Hello folks,
We are currently attempting to use Lucene.Net to do some searching of a
Lucene index built off of a MySQL database. The index is built and
searching on it is going quite well. However, we are attempting to
search for characters that Lucene trims out automatically.
For example, "asdf23(4)" becomes two separate terms "asdf23" and "4".
When searching for "asdf23\(4\)" (slashes included to allow the brackets
to remain in the search query), we receive no results.
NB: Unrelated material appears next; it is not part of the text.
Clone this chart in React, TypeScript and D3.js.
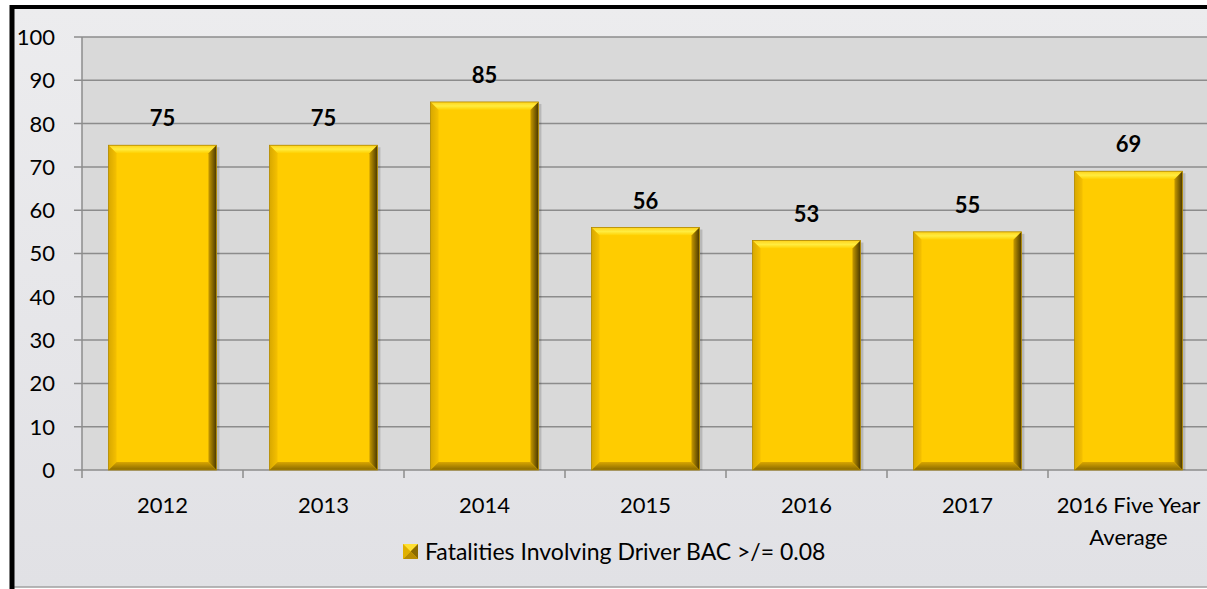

This is because
when adding it to the index, it strips out the brackets and divides them
into individual terms.
Is there a way to stop Lucene from splitting that into individual terms?
The code we use to add documents is as follows:
[start code]
string[] sReplace = new string[] {"\\", "+", "-", "&&", "||", "!", "(",
")", "{", "}", "[", "]", "^", "\"", "~", "*", "?", ":"};
foreach (string sReplaceTerm in sReplace)
sInsert = sInsert.Replace(sReplaceTerm, "\\" + sReplaceTerm);
doc.Add(new Lucene.Net.Documents.Field(dr["FieldName"].ToString(),
sInsert, Lucene.Net.Documents.Field.Store.YES,
Lucene.Net.Documents.Field.Index.TOKENIZED,
Lucene.Net.Documents.Field.TermVector.WITH_POSITIONS_OFFSETS));
[end code]
Thanks in advance,
Trevor Watson